Data Smoothing is probably not working as intended
Opened this issue · 7 comments
Describe the bug
I am getting fast and erratic area changes, sometimes each second. To optimize this, I increased the "Smoothing Samples" value, which did not really change the behavior, which I found strange. I even tried values up to 60 and higher, which in my understanding should make the Area changes slow but more stable. This was not the case.
If I look at the "distance to bt_proxy" entities (not the unfiltered values), the distance sometimes jumps by a lot in each direction. So e.g. in one second the distance of a device to a scanner is like 3m while next second it is 9m and it jumps back to like 4. Looking at the logic of how the averaging is carried out, I can't understand how this behavior is possible. As I'm not a programmer, my interpretation may be flawed. But when I look at this code block, it should only be possible to spontaneously jump to a lower distance value and not to a higher value, as the logic of the iteration loop gives lower distance values "more weight":
dist_total: float = 0
dist_count: int = 0
local_min: float = self.rssi_distance_raw or DISTANCE_INFINITE
for distance in self.hist_distance_by_interval:
if distance <= local_min:
dist_total += distance
local_min = distance
else:
dist_total += local_min
dist_count += 1
if dist_count > 0:
movavg = dist_total / dist_count
else:
movavg = local_min
As soon as the new raw distance values keep filling the list of historic data with higher distances, the average should go up slowly, right?
Would it be possible to check the logic and make it more robust so that erratic area changes are throttled?
Nevertheless, thank you for this awesome integration!
Hi, thanks for your report and digging into this!
TL/DR: It's working (mostly) as intended.
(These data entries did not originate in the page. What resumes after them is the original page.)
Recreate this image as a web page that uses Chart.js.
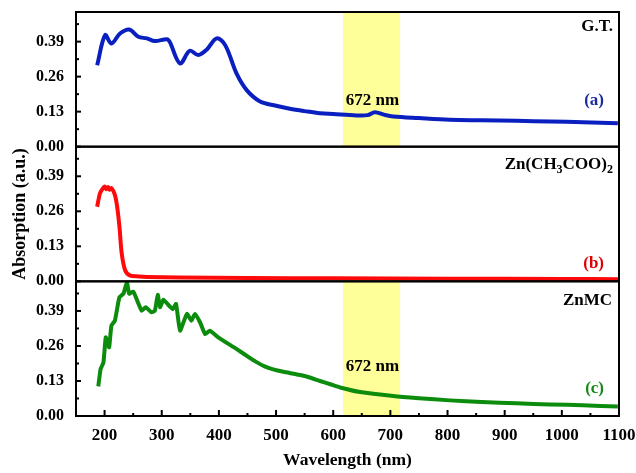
<!DOCTYPE html>
<html><head><meta charset="utf-8">
<script src="https://cdn.jsdelivr.net/npm/chart.js@4.4.1/dist/chart.umd.min.js"></script>
<style>html,body{margin:0;padding:0;background:#fff}</style>
</head><body>
<canvas id="c" width="636" height="473"></canvas>
<script>
// ---- data ----
const gtWave = [187,201,212,227,243,259,274,288,309,314,332,349,364,379,396,411,431,449,472,500,524,550,577,600,641,660,673,690,705,750,804,860,921,980,1037,1098];
const gtAbs  = [0.302,0.414,0.383,0.420,0.435,0.408,0.402,0.392,0.399,0.389,0.309,0.356,0.340,0.361,0.402,0.377,0.271,0.209,0.168,0.152,0.141,0.132,0.124,0.121,0.116,0.117,0.128,0.118,0.112,0.106,0.100,0.098,0.096,0.093,0.091,0.087];

const znWave = [187,192,197,200,203,206,209,212,218,222,226,230,236,244,260,274,332,450,600,800,1000,1100];
const znAbs  = [0.277,0.327,0.345,0.352,0.342,0.350,0.340,0.346,0.321,0.277,0.203,0.103,0.041,0.022,0.018,0.016,0.014,0.012,0.011,0.010,0.009,0.008];

const mcWave = [189,193,198,202,205,208,212,218,226,233,239,243,250,257,265,272,282,288,293,297,303,310,319,325,332,344,352,358,367,376,384,400,430,454,466,480,495,513,540,559,577,595,612,647,705,750,804,860,921,980,1037,1098];
const mcAbs  = [0.110,0.174,0.199,0.292,0.270,0.255,0.336,0.354,0.441,0.454,0.497,0.454,0.462,0.429,0.391,0.404,0.385,0.391,0.450,0.404,0.432,0.416,0.397,0.416,0.317,0.379,0.354,0.379,0.348,0.304,0.317,0.290,0.250,0.216,0.200,0.184,0.173,0.164,0.153,0.143,0.130,0.118,0.106,0.089,0.074,0.066,0.058,0.052,0.047,0.043,0.040,0.035];

const xTicks = [200,300,400,500,600,700,800,900,1000,1100];
const yTicks = [0.00,0.13,0.26,0.39];
const bandRange = [617,717];
const bandLabel = '672 nm';
const bandMark = 672;

// ---- styling ----
const SERIF = "'Liberation Serif','Times New Roman',serif";
const BLUE = '#0a1fbf', RED = '#ff0a0a', GREEN = '#0c8c0c';
const panelIds = ['ya','yb','yc'];

function pts(xs, ys){ return xs.map((x,i)=>({x:x, y:ys[i]})); }

const decor = {
  id:'decor',
  beforeDatasetsDraw(chart){
    const ctx = chart.ctx, xs = chart.scales.x;
    const x0 = xs.getPixelForValue(bandRange[0]), x1 = xs.getPixelForValue(bandRange[1]);
    ctx.save();
    ctx.fillStyle = '#ffff99';
    ['ya','yc'].forEach(id=>{
      const s = chart.scales[id];
      ctx.fillRect(x0, s.top, x1-x0, s.bottom-s.top);
    });
    ctx.restore();
  },
  afterDatasetsDraw(chart){
    const ctx = chart.ctx, xs = chart.scales.x, a = chart.chartArea;
    ctx.save();
    ctx.strokeStyle = '#000';
    ctx.lineWidth = 2;
    const seg = (x1,y1,x2,y2)=>{ctx.beginPath();ctx.moveTo(x1,y1);ctx.lineTo(x2,y2);ctx.stroke();};
    panelIds.forEach(id=>{
      const s = chart.scales[id];
      ctx.strokeRect(a.left, s.top, a.right-a.left, s.bottom-s.top);
      yTicks.forEach(v=>{ const y=s.getPixelForValue(v); seg(a.left, y, a.left+5, y); });
      yTicks.forEach(v=>{ const y=s.getPixelForValue(v+0.065); seg(a.left, y, a.left+3, y); });
    });
    xTicks.forEach(v=>{ const x=xs.getPixelForValue(v); seg(x, a.bottom, x, a.bottom-6); });
    xTicks.forEach(v=>{ const x=xs.getPixelForValue(v-50); seg(x, a.bottom, x, a.bottom-3); });

    // annotation texts
    ctx.textBaseline = 'middle';
    const F = 'bold 17px ' + SERIF;
    const txt = (t, x, y, align, color, font)=>{ ctx.font=font||F; ctx.fillStyle=color; ctx.textAlign=align; ctx.fillText(t,x,y); };
    const sa = chart.scales.ya, sb = chart.scales.yb, sc = chart.scales.yc;
    const bx = xs.getPixelForValue(bandMark) - 2;
    txt('G.T.', a.right-6, sa.top+15, 'right', '#000');
    txt('(a)', a.right-15, sa.bottom-46, 'right', '#1b2a9c');
    txt(bandLabel, bx, sa.bottom-46, 'center', '#000');
    txt('ZnMC', a.right-7, sc.top+19, 'right', '#000');
    txt('(c)', a.right-15, sc.bottom-27, 'right', '#138a13');
    txt(bandLabel, bx, sc.bottom-49, 'center', '#000');
    txt('(b)', a.right-15, sb.bottom-18, 'right', '#e00000');
    // Zn(CH3COO)2 with subscripts, right aligned
    const parts = [['Zn(CH',0],['3',1],['COO)',0],['2',1]];
    const SF = 'bold 12px ' + SERIF;
    let w = 0;
    parts.forEach(p=>{ ctx.font = p[1]?SF:F; w += ctx.measureText(p[0]).width; });
    let x = a.right-6 - w;
    const yb0 = sb.top+18;
    ctx.textAlign='left'; ctx.fillStyle='#000';
    parts.forEach(p=>{ ctx.font = p[1]?SF:F; ctx.fillText(p[0], x, p[1]? yb0+5 : yb0); x += ctx.measureText(p[0]).width; });
    ctx.restore();
  }
};

function yScale(weight, withTitle){
  return {
    type:'linear', position:'left', stack:'panels', stackWeight:1, weight:weight,
    min:0, max:0.5,
    afterBuildTicks: s=>{ s.ticks = yTicks.map(v=>({value:v})); },
    afterFit: s=>{ s.width = 76; s.paddingTop = 0; s.paddingBottom = 0; },
    grid:{display:false, drawTicks:false},
    border:{display:true, color:'#000', width:2},
    ticks:{ color:'#000', padding:12, font:{family:SERIF, size:16, weight:'bold'}, callback:v=>Number(v).toFixed(2) },
    title:{ display:withTitle, text:'Absorption (a.u.)', color:'#000', font:{family:SERIF, size:18, weight:'bold'}, padding:{top:10,bottom:0} }
  };
}

new Chart(document.getElementById('c'), {
  type:'line',
  data:{ datasets:[
    {label:'G.T.', data:pts(gtWave,gtAbs), yAxisID:'ya', borderColor:BLUE, borderWidth:4, pointRadius:0, tension:0.35, fill:false},
    {label:'Zn(CH3COO)2', data:pts(znWave,znAbs), yAxisID:'yb', borderColor:RED, borderWidth:4, pointRadius:0, tension:0.3, fill:false},
    {label:'ZnMC', data:pts(mcWave,mcAbs), yAxisID:'yc', borderColor:GREEN, borderWidth:4, pointRadius:0, tension:0.15, fill:false}
  ]},
  options:{
    responsive:false, animation:false, devicePixelRatio:1,
    layout:{ padding:{left:0, top:12, right:17, bottom:0} },
    plugins:{ legend:{display:false}, tooltip:{enabled:false} },
    scales:{
      x:{ type:'linear', position:'bottom', min:150, max:1100,
          afterBuildTicks: s=>{ s.ticks = xTicks.map(v=>({value:v})); },
          afterFit: s=>{ s.height = 57; s.paddingLeft = 0; s.paddingRight = 0; },
          grid:{display:false, drawTicks:false},
          border:{display:true, color:'#000', width:2},
          ticks:{ color:'#000', padding:9, maxRotation:0, autoSkip:false, font:{family:SERIF, size:17, weight:'bold'}, callback:v=>String(v) },
          title:{ display:true, text:'Wavelength (nm)', color:'#000', font:{family:SERIF, size:17.5, weight:'bold'}, padding:{top:0,bottom:2} }
      },
      ya: yScale(3, false),
      yb: yScale(2, true),
      yc: yScale(1, false)
    }
  },
  plugins:[decor]
});
</script>
</body></html>
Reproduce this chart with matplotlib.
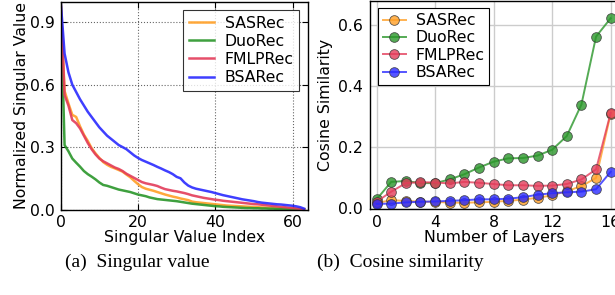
import matplotlib
matplotlib.use("Agg")
import matplotlib.pyplot as plt
import numpy as np

# ---------------- data ----------------
models = ["SASRec", "DuoRec", "FMLPRec", "BSARec"]
colors = ["#ff9f26", "#2a962a", "#e33c5a", "#2a2aff"]

sv_index = list(range(64))
sv_sasrec = [1.0, 0.57, 0.51, 0.455, 0.445, 0.4, 0.36, 0.33, 0.295, 0.27,
             0.248, 0.228, 0.215, 0.205, 0.198, 0.19, 0.182, 0.168, 0.155, 0.138,
             0.122, 0.108, 0.1, 0.095, 0.09, 0.084, 0.078, 0.072, 0.067, 0.062,
             0.058, 0.053, 0.049, 0.045, 0.038, 0.035, 0.033, 0.031, 0.029, 0.027,
             0.025, 0.023, 0.021, 0.019, 0.018, 0.017, 0.016, 0.015, 0.014, 0.013,
             0.012, 0.011, 0.01, 0.009, 0.009, 0.008, 0.007, 0.006, 0.005, 0.005,
             0.004, 0.003, 0.002, 0.001]
sv_duorec = [1.0, 0.31, 0.28, 0.245, 0.225, 0.206, 0.185, 0.17, 0.158, 0.145,
             0.13, 0.118, 0.114, 0.108, 0.102, 0.096, 0.092, 0.088, 0.084, 0.078,
             0.072, 0.068, 0.064, 0.058, 0.054, 0.05, 0.048, 0.046, 0.044, 0.042,
             0.04, 0.037, 0.034, 0.031, 0.028, 0.026, 0.024, 0.022, 0.02, 0.018,
             0.016, 0.015, 0.013, 0.012, 0.011, 0.01, 0.009, 0.008, 0.007, 0.007,
             0.006, 0.006, 0.005, 0.005, 0.004, 0.004, 0.003, 0.003, 0.002, 0.002,
             0.002, 0.001, 0.001, 0.0]
sv_fmlprec = [1.0, 0.55, 0.5, 0.43, 0.415, 0.39, 0.355, 0.32, 0.29, 0.265,
              0.245, 0.232, 0.222, 0.212, 0.202, 0.195, 0.185, 0.172, 0.162, 0.152,
              0.142, 0.132, 0.126, 0.122, 0.118, 0.113, 0.105, 0.098, 0.094, 0.09,
              0.087, 0.083, 0.079, 0.074, 0.068, 0.064, 0.06, 0.056, 0.053, 0.05,
              0.047, 0.045, 0.042, 0.04, 0.038, 0.036, 0.034, 0.032, 0.03, 0.028,
              0.026, 0.025, 0.023, 0.021, 0.019, 0.017, 0.015, 0.013, 0.011, 0.009,
              0.007, 0.005, 0.003, 0.001]
sv_bsarec = [1.0, 0.75, 0.66, 0.6, 0.565, 0.53, 0.5, 0.47, 0.445, 0.42,
             0.395, 0.375, 0.355, 0.34, 0.325, 0.31, 0.3, 0.29, 0.275, 0.26,
             0.248, 0.238, 0.23, 0.222, 0.214, 0.205, 0.197, 0.188, 0.18, 0.17,
             0.157, 0.15, 0.13, 0.115, 0.106, 0.1, 0.096, 0.092, 0.088, 0.084,
             0.079, 0.074, 0.069, 0.065, 0.061, 0.057, 0.053, 0.049, 0.046, 0.043,
             0.04, 0.036, 0.033, 0.031, 0.029, 0.027, 0.025, 0.024, 0.022, 0.02,
             0.018, 0.015, 0.011, 0.004]

layers = list(range(17))
cos_sasrec = [0.018, 0.027, 0.025, 0.022, 0.022, 0.019, 0.019, 0.02, 0.022, 0.025,
              0.029, 0.035, 0.043, 0.057, 0.073, 0.1, 0.31]
cos_duorec = [0.03, 0.087, 0.09, 0.083, 0.083, 0.095, 0.112, 0.134, 0.153, 0.164,
              0.165, 0.173, 0.192, 0.237, 0.34, 0.562, 0.622]
cos_fmlprec = [0.022, 0.055, 0.083, 0.086, 0.085, 0.082, 0.087, 0.084, 0.08, 0.076,
               0.076, 0.074, 0.075, 0.08, 0.095, 0.128, 0.313]
cos_bsarec = [0.015, 0.016, 0.02, 0.022, 0.023, 0.025, 0.027, 0.03, 0.03, 0.032,
              0.037, 0.045, 0.05, 0.053, 0.055, 0.063, 0.12]

sv_series = [sv_sasrec, sv_duorec, sv_fmlprec, sv_bsarec]
cos_series = [cos_sasrec, cos_duorec, cos_fmlprec, cos_bsarec]

# ---------------- figure ----------------
plt.rcParams['font.family'] = ['DejaVu Sans']
W, H = 615, 295
fig = plt.figure(figsize=(W / 100, H / 100), dpi=100)
FS = 11.3

# left panel (classic style)
ax1 = fig.add_axes([60.7 / W, 1 - 209.5 / H, (308 - 60.7) / W, (209.5 - 1.5) / H])
for s, c, m in zip(sv_series, colors, models):
    ax1.plot(sv_index, s, color=c, lw=1.8, label=m, alpha=0.9)
ax1.set_xlim(0, 64)
ax1.set_ylim(0, 1.0)
ax1.set_xticks([0, 20, 40, 60])
ax1.set_yticks([0.0, 0.3, 0.6, 0.9])
ax1.set_yticklabels(["0.0", "0.3", "0.6", "0.9"])
ax1.grid(True, color="black", linestyle=":", linewidth=0.8, alpha=0.6)
ax1.tick_params(direction="in", length=4, width=0.8, labelsize=FS, top=True, right=True, pad=4)
for sp in ax1.spines.values():
    sp.set_linewidth(1.0)
ax1.set_xlabel("Singular Value Index", fontsize=FS, labelpad=0)
ax1.set_ylabel("Normalized Singular Value", fontsize=FS, labelpad=1)
leg1 = ax1.legend(loc="upper right", fontsize=FS, frameon=True, fancybox=False,
                  edgecolor="black", handlelength=1.6, borderpad=0.35,
                  labelspacing=0.2, handletextpad=0.7, borderaxespad=0.55)
leg1.get_frame().set_linewidth(0.8)

# right panel
ax2 = fig.add_axes([370 / W, 1 - 208.5 / H, 248 / W, 208 / H])
for s, c, m in zip(cos_series, colors, models):
    ax2.plot(layers, s, color=c, lw=1.4, marker="o", markersize=7,
             markeredgecolor="#333333", markeredgewidth=0.6, alpha=0.8, label=m)
ax2.set_xlim(-0.45, 16.5)
ax2.set_ylim(0, 0.68)
ax2.set_xticks([0, 4, 8, 12, 16])
ax2.set_yticks([0.0, 0.2, 0.4, 0.6])
ax2.grid(True, color="#cccccc", linestyle="-", linewidth=1.0)
ax2.set_axisbelow(True)
ax2.tick_params(length=0, labelsize=FS, pad=5)
for sp in ax2.spines.values():
    sp.set_linewidth(1.0)
ax2.set_xlabel("Number of Layers", fontsize=FS, labelpad=0)
ax2.set_ylabel("Cosine Similarity", fontsize=FS, labelpad=4)
leg2 = ax2.legend(loc="upper left", fontsize=FS, frameon=True, fancybox=False,
                  edgecolor="black", handlelength=1.5, borderpad=0.3,
                  labelspacing=0.15, handletextpad=0.6, borderaxespad=0.5,
                  framealpha=1)
leg2.get_frame().set_linewidth(0.8)

# captions
fig.text(137 / W, 1 - 262 / H, "(a)  Singular value", ha="center", va="center",
         fontsize=14, family=["Liberation Serif"])
fig.text(400 / W, 1 - 262 / H, "(b)  Cosine similarity", ha="center", va="center",
         fontsize=14, family=["Liberation Serif"])

fig.savefig("out.png", dpi=100)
You should use a helper template to apply smoothing to the Area sensor when you need to trade some responsiveness for extra stability, because the Area sensor (by design) snaps based on the smoothed "distance" values, every second.
I increased the "Smoothing Samples" value, which did not really change the behavior, which I found strange.
Yes, the smoothing buckets only smooth the distance measurement, and not the Area determination. That sounds a bit pedantic, but if two proxies alternately make sporadic, close readings, the smoothing won't prevent them from alternately winning the "Area". The area sensor's job is to answer the question "Which scanner do you think this device is closest to, right at this instant?".
I even tried values up to 60 and higher, which in my understanding should make the Area changes slow but more stable. This was not the case.
It should make the measurements more sluggish to rise, but won't directly affect how often the Area changes.
Taking screenshots of what you're observing via the history view is super-helpful, as it makes it easier to visualise and discuss what's going on. Enabling some of the "Unfiltered" sensors can make it a bit easier still to understand. Here's a recent 5minute slice from my watch tracking, just looking at data from the two proxies I have in my studio:
While these are both in the same "Area", we can look at the "Nearest Scanner" entity up top (mustard/peach) for what would have happened if the proxies were in different areas. We see the red line lose out to the blue at about 01:07:30, but it's really a "value judgement" at this stage - on a small time scale, you could argue that the teal line clearly shows that prox-studio should not be winning this contest, but indeed the smoothing caused it to win for a few seconds when camfront was very much closer and more consistent - but at a longer timeframe, from 01:07:00 to 01:08:40 you'd say that prox-studio was clearly the rightful winner. But expand the timeframe to the full 5 minutes, and "obviously" camfront is the only sensible choice. All these assertions are value judgements, based on what's important for the individual users' use-case, on an automation-by-automation basis. I want lights to trigger instantly, because the cost of not doing so is me breaking my leg, and the cost of nuisance triggers is $0.00035 per hour of wasted electricity. But I want the air conditioner to start up only when it's sure I'm really there - the cost of a later start is negligible, the cost of false triggers is excessive power usage plus potentially a burnt-out compressor.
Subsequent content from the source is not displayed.